Participants in the March 2009 workshop “Scientific Grand Challenges in Fusion Energy Sciences (FES) and the role of Computing at the Extreme Scale” considered five FES/plasma science areas that would benefit from access to exascale computing.
Burning Plasma/ITER. Sustaining a burning plasma is the next major step in making fusion energy a reality, says Princeton’s William Tang, workshop co-chair. But “you’re entering a regime that has yet to be achieved,” with highly energetic particles, long-lasting plasmas and tremendous heat loads. Workshop participants estimated that simulations 10 times more detailed than today’s are needed to help realistically model this complex behavior.
For UC-Irvine physicist Zhihong Lin and his colleagues, exascale computing would provide the capacity to track a larger number of particles and use a finer computational mesh – a grid of points spread through the physical domain of the fusion reactor. More points make a more accurate simulation but increase the demand for computer power.

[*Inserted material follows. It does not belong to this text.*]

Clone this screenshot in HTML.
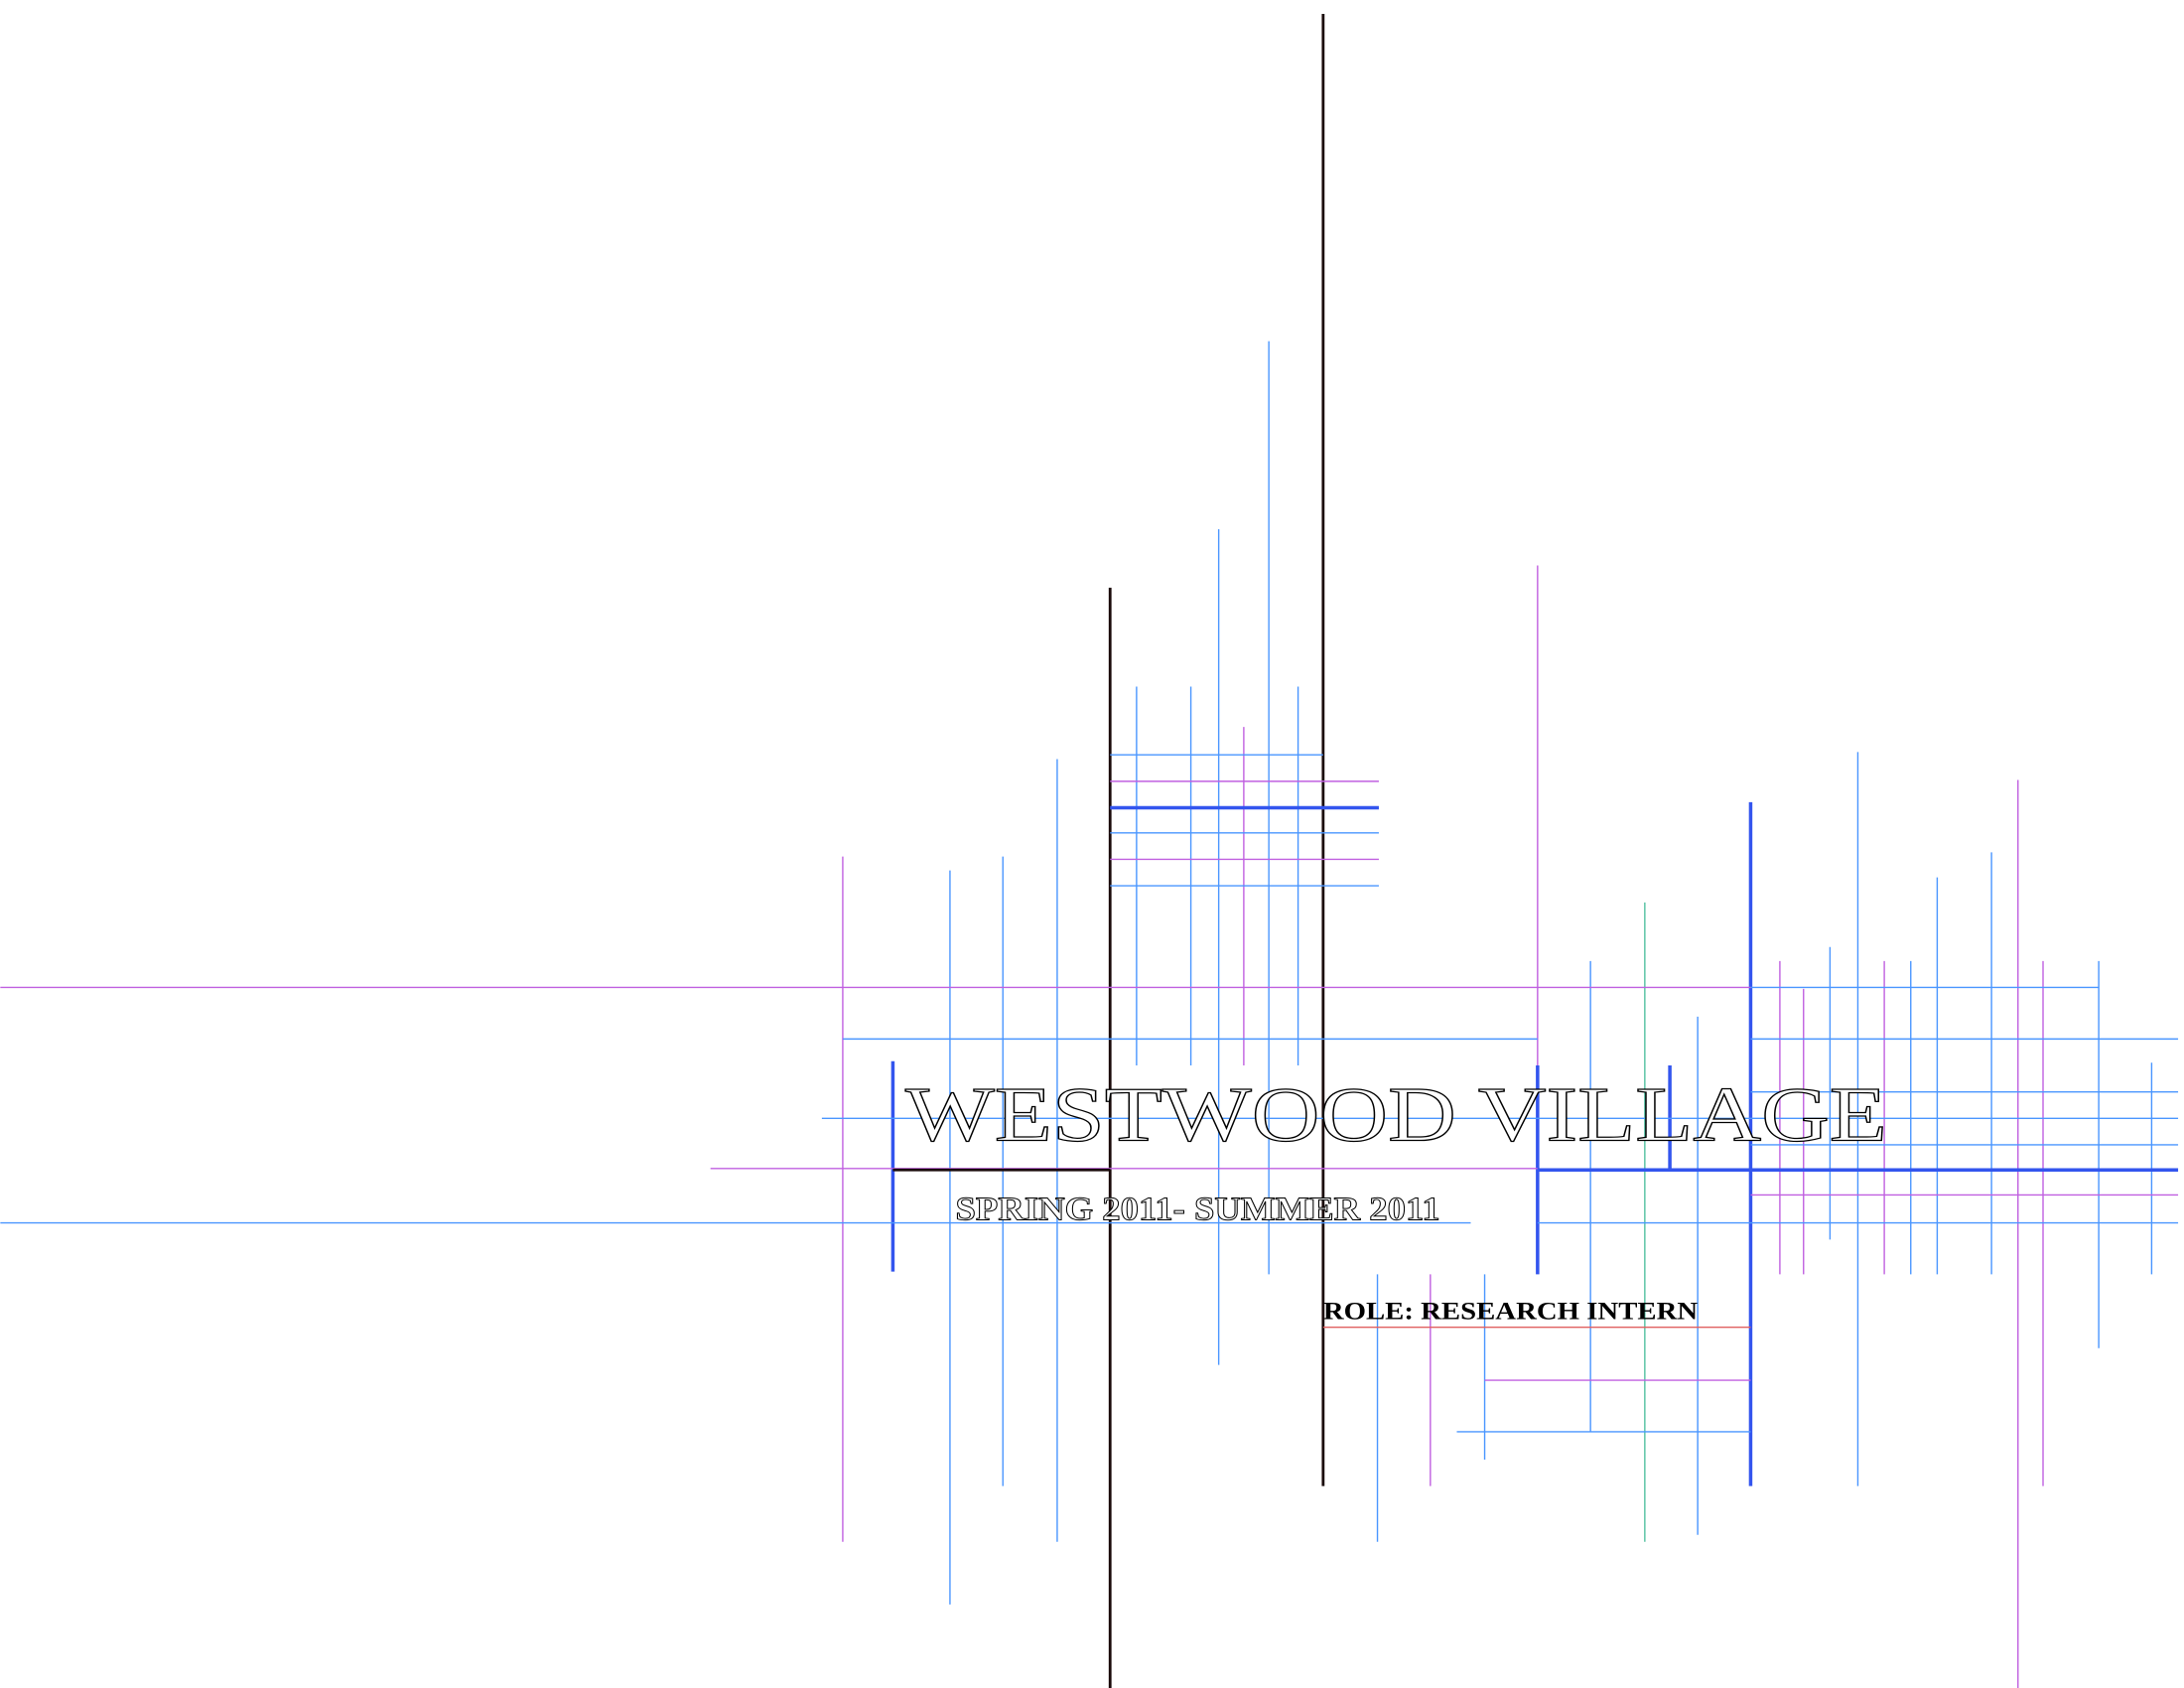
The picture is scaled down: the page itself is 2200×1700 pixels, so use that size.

Properly used, exascale computing can be expected to help computational scientists incorporate more accurate and complex physics in their simulations. “If we have access to more powerful computers we could develop and apply a more complete physical model,” Lin says.
Advanced Physics Integration. Scientists typically simulate the many different kinds of physics governing a fusion system separately, focusing on single aspects like magnetohydrodynamics for large-scale plasma stability, radio frequency energy for plasma heating, and microturbulence for efficient confinement.
“All these different physical processes are currently simulated by different codes,” Lin says, but for a realistic model they must be integrated – at great cost in computer power, especially since each model spans multiple scales of space and time.
Some integrated models are beginning to successfully couple two or more kinds of physical processes, Tang says, but research is needed to join them all into a clear picture of an entire reactor or ignition facility.
Plasma-Material Interaction. “You have to understand how the plasma-facing components in a reactor are going to hold up and what the best material to use will be,” Tang says. The metal blankets lining the reactor would suffer serious damage if large disruptions can’t be controlled.
Scientists also need improved models to understand how plasma-material interactions (PMI) affect key features of the plasma, including confinement quality, edge temperature and density, and others. More powerful computers can help drive progress, but the fundamental challenge is capturing essential elements needed for more realistic PMI models that are relevant for ITER and for DEMO, a future demonstration fusion reactor.
Laser-Plasma Interactions and High Energy Density Laboratory Physics (HEDLP).Inertial confinement fusion (ICF) uses powerful lasers, particle beams or magnetic fields to create plasmas with energy densities that are unprecedented in the laboratory, helping investigate prospects for alternate pathways to fusion power. ICF devices like the National Ignition Facility (NIF) at Lawrence Livermore National Laboratory in California and the Z machine at Sandia National Laboratories in New Mexico also probe the fundamental nature of matter and energy.
Basic Plasma Science/Magnetic Reconnection Physics. Magnetic reconnection is the spontaneous breaking and rearrangement of magnetic field lines that occurs as a plasma seeks to relax to a lower energy state. As field lines break, they release large amounts of energy. When “everything heals back up in a magnetic fusion device like a tokamak, it can look the same geometrically as it did initially,” Tang says, except the plasma is cooler, possibly inhibiting sustained fusion reactions.
More significantly, magnetic reconnection also represents an important class of space and astrophysical plasma phenomena, such as solar flares, Tang says. How reconnection dynamics evolve is of great interest for those fields as well as for fusion energy research. Addressing these issues will require algorithms able to run well on increasingly powerful computers.